◆ Job ◆
Reproduce the listing word for word. Skip any image.

=====

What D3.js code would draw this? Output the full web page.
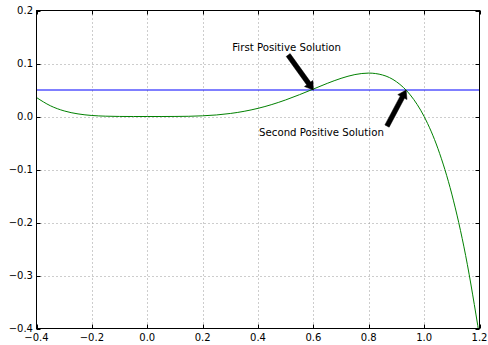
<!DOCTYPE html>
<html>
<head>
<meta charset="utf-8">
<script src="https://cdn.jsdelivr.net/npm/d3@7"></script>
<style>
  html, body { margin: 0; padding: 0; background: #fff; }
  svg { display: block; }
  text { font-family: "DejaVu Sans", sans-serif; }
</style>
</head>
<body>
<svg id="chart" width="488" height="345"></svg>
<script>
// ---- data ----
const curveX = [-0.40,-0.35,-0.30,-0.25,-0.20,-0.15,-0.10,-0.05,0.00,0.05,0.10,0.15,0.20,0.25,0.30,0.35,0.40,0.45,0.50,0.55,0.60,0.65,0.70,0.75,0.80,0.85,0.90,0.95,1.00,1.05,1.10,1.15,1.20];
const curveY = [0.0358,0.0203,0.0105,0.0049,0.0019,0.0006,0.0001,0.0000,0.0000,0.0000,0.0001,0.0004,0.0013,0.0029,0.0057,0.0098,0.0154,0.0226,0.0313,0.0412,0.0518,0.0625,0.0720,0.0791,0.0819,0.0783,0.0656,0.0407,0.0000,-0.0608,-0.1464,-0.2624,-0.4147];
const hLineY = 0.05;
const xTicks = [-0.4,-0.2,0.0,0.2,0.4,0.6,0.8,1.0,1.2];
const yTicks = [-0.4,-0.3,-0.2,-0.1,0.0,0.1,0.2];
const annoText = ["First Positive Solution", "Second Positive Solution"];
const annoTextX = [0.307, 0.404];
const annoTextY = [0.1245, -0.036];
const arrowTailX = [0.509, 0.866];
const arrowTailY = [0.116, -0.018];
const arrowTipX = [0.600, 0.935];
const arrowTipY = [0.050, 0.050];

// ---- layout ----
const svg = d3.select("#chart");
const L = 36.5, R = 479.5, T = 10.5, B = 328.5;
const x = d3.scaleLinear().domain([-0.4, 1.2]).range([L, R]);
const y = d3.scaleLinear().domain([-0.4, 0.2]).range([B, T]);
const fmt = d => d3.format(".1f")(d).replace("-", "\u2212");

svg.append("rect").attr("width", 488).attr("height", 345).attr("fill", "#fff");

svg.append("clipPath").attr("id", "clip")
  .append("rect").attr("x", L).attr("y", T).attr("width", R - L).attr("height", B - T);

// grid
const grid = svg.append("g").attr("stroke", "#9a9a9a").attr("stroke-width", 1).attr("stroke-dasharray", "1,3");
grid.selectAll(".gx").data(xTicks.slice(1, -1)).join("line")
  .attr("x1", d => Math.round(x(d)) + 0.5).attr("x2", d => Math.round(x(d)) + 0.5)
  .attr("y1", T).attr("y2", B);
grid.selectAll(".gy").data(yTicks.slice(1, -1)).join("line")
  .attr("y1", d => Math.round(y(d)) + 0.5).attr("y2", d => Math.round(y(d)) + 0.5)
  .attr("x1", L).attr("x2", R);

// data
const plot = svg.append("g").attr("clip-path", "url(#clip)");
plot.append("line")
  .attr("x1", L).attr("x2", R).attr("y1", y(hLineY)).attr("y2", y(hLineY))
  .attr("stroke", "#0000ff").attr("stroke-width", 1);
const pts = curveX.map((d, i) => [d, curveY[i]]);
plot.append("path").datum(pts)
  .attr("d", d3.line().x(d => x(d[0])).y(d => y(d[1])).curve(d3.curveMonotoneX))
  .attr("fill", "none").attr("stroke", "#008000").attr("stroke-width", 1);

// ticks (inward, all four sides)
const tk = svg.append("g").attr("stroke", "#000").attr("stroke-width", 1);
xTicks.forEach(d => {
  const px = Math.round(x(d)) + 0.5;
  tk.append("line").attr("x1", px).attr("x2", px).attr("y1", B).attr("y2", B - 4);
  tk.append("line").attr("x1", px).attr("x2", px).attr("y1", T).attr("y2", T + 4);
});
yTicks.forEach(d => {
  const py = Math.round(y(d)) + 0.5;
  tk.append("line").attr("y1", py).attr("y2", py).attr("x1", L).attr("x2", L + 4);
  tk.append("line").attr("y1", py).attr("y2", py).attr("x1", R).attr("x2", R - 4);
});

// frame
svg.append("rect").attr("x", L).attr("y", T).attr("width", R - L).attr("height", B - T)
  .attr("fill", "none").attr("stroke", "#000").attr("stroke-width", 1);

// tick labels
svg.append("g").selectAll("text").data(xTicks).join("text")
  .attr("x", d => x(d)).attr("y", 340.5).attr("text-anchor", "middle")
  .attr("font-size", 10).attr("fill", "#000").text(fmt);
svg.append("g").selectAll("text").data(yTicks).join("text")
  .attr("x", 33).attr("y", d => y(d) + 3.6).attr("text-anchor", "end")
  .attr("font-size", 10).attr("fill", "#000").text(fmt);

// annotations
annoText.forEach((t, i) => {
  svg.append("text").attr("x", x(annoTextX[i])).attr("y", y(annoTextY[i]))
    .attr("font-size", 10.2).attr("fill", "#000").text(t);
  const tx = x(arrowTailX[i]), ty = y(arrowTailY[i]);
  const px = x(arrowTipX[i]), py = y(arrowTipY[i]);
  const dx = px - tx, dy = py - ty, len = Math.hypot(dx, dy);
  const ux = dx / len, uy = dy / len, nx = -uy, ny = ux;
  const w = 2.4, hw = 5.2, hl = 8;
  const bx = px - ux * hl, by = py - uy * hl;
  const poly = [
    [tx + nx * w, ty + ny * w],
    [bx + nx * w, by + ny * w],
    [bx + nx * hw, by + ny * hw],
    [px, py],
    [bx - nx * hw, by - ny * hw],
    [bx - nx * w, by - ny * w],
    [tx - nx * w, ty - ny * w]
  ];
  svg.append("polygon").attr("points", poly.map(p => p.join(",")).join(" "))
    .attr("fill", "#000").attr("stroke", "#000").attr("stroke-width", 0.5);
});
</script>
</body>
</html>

=====

◆ Expected answer ◆
What D3.js code would draw this? Output the full web page.
<!DOCTYPE html>
<html>
<head>
<meta charset="utf-8">
<script src="https://cdn.jsdelivr.net/npm/d3@7"></script>
<style>
  html, body { margin: 0; padding: 0; background: #fff; }
  svg { display: block; }
  text { font-family: "DejaVu Sans", sans-serif; }
</style>
</head>
<body>
<svg id="chart" width="488" height="345"></svg>
<script>
// ---- data ----
const curveX = [-0.40,-0.35,-0.30,-0.25,-0.20,-0.15,-0.10,-0.05,0.00,0.05,0.10,0.15,0.20,0.25,0.30,0.35,0.40,0.45,0.50,0.55,0.60,0.65,0.70,0.75,0.80,0.85,0.90,0.95,1.00,1.05,1.10,1.15,1.20];
const curveY = [0.0358,0.0203,0.0105,0.0049,0.0019,0.0006,0.0001,0.0000,0.0000,0.0000,0.0001,0.0004,0.0013,0.0029,0.0057,0.0098,0.0154,0.0226,0.0313,0.0412,0.0518,0.0625,0.0720,0.0791,0.0819,0.0783,0.0656,0.0407,0.0000,-0.0608,-0.1464,-0.2624,-0.4147];
const hLineY = 0.05;
const xTicks = [-0.4,-0.2,0.0,0.2,0.4,0.6,0.8,1.0,1.2];
const yTicks = [-0.4,-0.3,-0.2,-0.1,0.0,0.1,0.2];
const annoText = ["First Positive Solution", "Second Positive Solution"];
const annoTextX = [0.307, 0.404];
const annoTextY = [0.1245, -0.036];
const arrowTailX = [0.509, 0.866];
const arrowTailY = [0.116, -0.018];
const arrowTipX = [0.600, 0.935];
const arrowTipY = [0.050, 0.050];

// ---- layout ----
const svg = d3.select("#chart");
const L = 36.5, R = 479.5, T = 10.5, B = 328.5;
const x = d3.scaleLinear().domain([-0.4, 1.2]).range([L, R]);
const y = d3.scaleLinear().domain([-0.4, 0.2]).range([B, T]);
const fmt = d => d3.format(".1f")(d).replace("-", "\u2212");

svg.append("rect").attr("width", 488).attr("height", 345).attr("fill", "#fff");

svg.append("clipPath").attr("id", "clip")
  .append("rect").attr("x", L).attr("y", T).attr("width", R - L).attr("height", B - T);

// grid
const grid = svg.append("g").attr("stroke", "#9a9a9a").attr("stroke-width", 1).attr("stroke-dasharray", "1,3");
grid.selectAll(".gx").data(xTicks.slice(1, -1)).join("line")
  .attr("x1", d => Math.round(x(d)) + 0.5).attr("x2", d => Math.round(x(d)) + 0.5)
  .attr("y1", T).attr("y2", B);
grid.selectAll(".gy").data(yTicks.slice(1, -1)).join("line")
  .attr("y1", d => Math.round(y(d)) + 0.5).attr("y2", d => Math.round(y(d)) + 0.5)
  .attr("x1", L).attr("x2", R);

// data
const plot = svg.append("g").attr("clip-path", "url(#clip)");
plot.append("line")
  .attr("x1", L).attr("x2", R).attr("y1", y(hLineY)).attr("y2", y(hLineY))
  .attr("stroke", "#0000ff").attr("stroke-width", 1);
const pts = curveX.map((d, i) => [d, curveY[i]]);
plot.append("path").datum(pts)
  .attr("d", d3.line().x(d => x(d[0])).y(d => y(d[1])).curve(d3.curveMonotoneX))
  .attr("fill", "none").attr("stroke", "#008000").attr("stroke-width", 1);

// ticks (inward, all four sides)
const tk = svg.append("g").attr("stroke", "#000").attr("stroke-width", 1);
xTicks.forEach(d => {
  const px = Math.round(x(d)) + 0.5;
  tk.append("line").attr("x1", px).attr("x2", px).attr("y1", B).attr("y2", B - 4);
  tk.append("line").attr("x1", px).attr("x2", px).attr("y1", T).attr("y2", T + 4);
});
yTicks.forEach(d => {
  const py = Math.round(y(d)) + 0.5;
  tk.append("line").attr("y1", py).attr("y2", py).attr("x1", L).attr("x2", L + 4);
  tk.append("line").attr("y1", py).attr("y2", py).attr("x1", R).attr("x2", R - 4);
});

// frame
svg.append("rect").attr("x", L).attr("y", T).attr("width", R - L).attr("height", B - T)
  .attr("fill", "none").attr("stroke", "#000").attr("stroke-width", 1);

// tick labels
svg.append("g").selectAll("text").data(xTicks).join("text")
  .attr("x", d => x(d)).attr("y", 340.5).attr("text-anchor", "middle")
  .attr("font-size", 10).attr("fill", "#000").text(fmt);
svg.append("g").selectAll("text").data(yTicks).join("text")
  .attr("x", 33).attr("y", d => y(d) + 3.6).attr("text-anchor", "end")
  .attr("font-size", 10).attr("fill", "#000").text(fmt);

// annotations
annoText.forEach((t, i) => {
  svg.append("text").attr("x", x(annoTextX[i])).attr("y", y(annoTextY[i]))
    .attr("font-size", 10.2).attr("fill", "#000").text(t);
  const tx = x(arrowTailX[i]), ty = y(arrowTailY[i]);
  const px = x(arrowTipX[i]), py = y(arrowTipY[i]);
  const dx = px - tx, dy = py - ty, len = Math.hypot(dx, dy);
  const ux = dx / len, uy = dy / len, nx = -uy, ny = ux;
  const w = 2.4, hw = 5.2, hl = 8;
  const bx = px - ux * hl, by = py - uy * hl;
  const poly = [
    [tx + nx * w, ty + ny * w],
    [bx + nx * w, by + ny * w],
    [bx + nx * hw, by + ny * hw],
    [px, py],
    [bx - nx * hw, by - ny * hw],
    [bx - nx * w, by - ny * w],
    [tx - nx * w, ty - ny * w]
  ];
  svg.append("polygon").attr("points", poly.map(p => p.join(",")).join(" "))
    .attr("fill", "#000").attr("stroke", "#000").attr("stroke-width", 0.5);
});
</script>
</body>
</html>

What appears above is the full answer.